Within the Confucian canon, the Book of Rites stands as the primary articulation of li—ritual, etiquette, and social norms—and is traditionally grouped with the Rites of Zhou and Etiquette and Ceremonial as the “Three Rites.” While the Rites of Zhou focuses on institutional and bureaucratic structures, and Etiquette and Ceremonial on specific ceremonial procedures such as weddings, funerals, and coming-of-age rites, the Book of Rites elaborates the underlying principles, meanings, and moral purposes of these practices. It extends ritual concern into the texture of daily life, describing how an exemplary person walks, speaks, dresses, and interacts with parents, ruler, friends, and subordinates. In this way, it serves as a kind of normative backbone for Confucian social existence, turning abstract ideals into patterned behavior.

In relation to texts such as the Analects and Mencius, which emphasize virtue, moral cultivation, and good government, the Book of Rites supplies the concrete content of ritual propriety that these works so highly praise. Where those texts affirm that ritual is essential to humaneness and orderly society, the Book of Rites specifies the actual norms and patterns through which such humaneness is expressed. Its pages are filled with the details of filial piety, hierarchical yet reciprocal roles, and the subtle ways that ritual channels emotion, prevents excess, and maintains harmony. Thus, it functions as a bridge between inner moral intention and outer social form, ensuring that ethical aspirations are not left in the realm of vague sentiment.

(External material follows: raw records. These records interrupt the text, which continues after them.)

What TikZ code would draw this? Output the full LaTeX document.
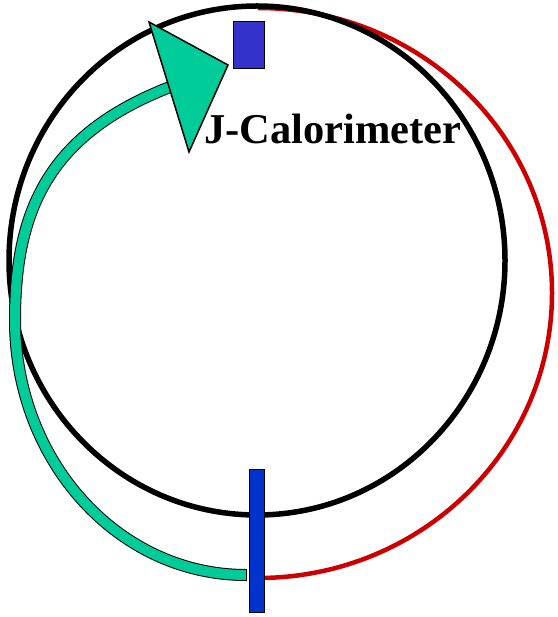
\documentclass[tikz,border=0pt]{standalone}
\usepackage{fontspec}
\setmainfont{Liberation Serif}
\definecolor{beamgreen}{RGB}{0,204,153}
\definecolor{ringred}{RGB}{204,0,0}
\definecolor{boxblue}{RGB}{51,51,204}
\definecolor{barblue}{RGB}{0,51,204}
\begin{document}
\begin{tikzpicture}[x=1pt,y=-1pt,
  ring/.style={draw=black, line width=5.5pt},
  redpath/.style={draw=ringred, line width=4.5pt},
  detector/.style={draw=black, line width=1.5pt, inner sep=0pt, outer sep=0pt},
  shaftout/.style={draw=black, line width=12pt},
  shaftin/.style={draw=beamgreen, line width=10pt},
  headstyle/.style={fill=beamgreen, draw=black, line width=1.5pt, line join=miter}]
\useasboundingbox (0,0) rectangle (557,617);
% red orbit (drawn first, under the ring)
\draw[redpath] (258,8) arc[start angle=-90, end angle=90, x radius=294, y radius=285];
% black ring
\draw[ring] (257,260.5) ellipse[x radius=248, y radius=254.5];
% green beam shaft
\coordinate (gstart) at (246,575);
\coordinate (gleft) at (15,320);
\coordinate (gend) at (170,87);
\draw[shaftout] (gstart) .. controls (118,575) and (15,461) .. (gleft) .. controls (15,210) and (49,134) .. (gend);
\draw[shaftin] (gstart) .. controls (118,575) and (15,461) .. (gleft) .. controls (15,210) and (49,134) .. (gend);
\draw[black, line width=1pt] ([yshift=-6pt]gstart) -- ([yshift=6pt]gstart);
% arrow head
\coordinate (h1) at (149,22);
\coordinate (htip) at (228,65);
\coordinate (h2) at (189,152);
\filldraw[headstyle] (h1) -- (htip) -- (h2) -- cycle;
% detectors
\node[detector, fill=boxblue, minimum width=31pt, minimum height=47pt] (jcal) at (249,45) {};
\node[detector, fill=barblue, minimum width=15pt, minimum height=143pt] (bar) at (257,541) {};
% label
\node[anchor=base west, inner sep=0pt, font=\bfseries\fontsize{42.5}{46}\selectfont] (label) at (204,144) {J-Calorimeter};
\end{tikzpicture}
\end{document}
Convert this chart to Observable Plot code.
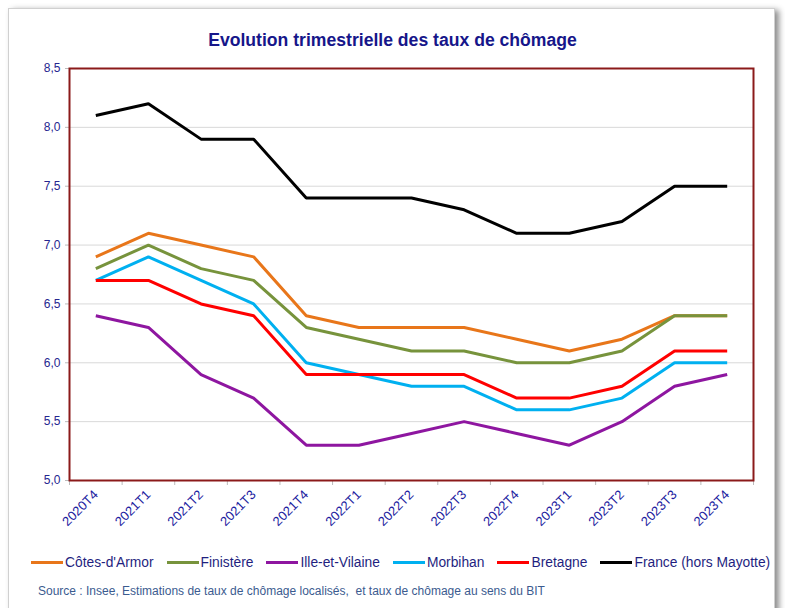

The Book of Rites also stands in a mutually illuminating relationship with the Classic of Poetry and the Classic of Documents. Many poems in the Classic of Poetry presuppose ritual contexts—sacrifices, court gatherings, weddings—and the Book of Rites describes the kinds of ceremonies in which such poems would be performed, revealing how song and ceremony together cultivate proper feeling. The Classic of Documents presents speeches and proclamations of ancient rulers, while the Book of Rites provides the ritual framework and hierarchical order within which such rulership is meant to operate. Through this interplay, political authority, poetic expression, and ritual form are woven into a single moral fabric.

Even the terse chronicle of the Spring and Autumn Annals is illuminated by the standards articulated in the Book of Rites. Confucian tradition reads the Annals as embodying moral judgments about war, succession, diplomacy, and mourning, and what counts as “proper” in these realms is determined by ritual norms. The Book of Rites explains those norms and hierarchies, offering a key to understanding how seemingly bare records of events can carry ethical weight. In the broader configuration of the Five Classics, it thus provides the practical and institutional framework through which history, poetry, and political discourse become vehicles of moral cultivation.

Later Confucian learning further underscores the centrality of this text. Within the configuration of the Five Classics, “Rites” effectively included the materials later organized as the Book of Rites along with other ritual texts, making it a core pillar of classical study. When the Four Books were elevated as a central curriculum, two of them—the Great Learning and the Doctrine of the Mean—were drawn from chapters of the Book of Rites, showing that this work is not merely a manual of ceremonies but also a source of foundational philosophical reflection. Across these interconnections, the Book of Rites emerges as the work that systematizes li and provides the lived, ritualized form through which the moral and political ideals of the Confucian tradition are enacted.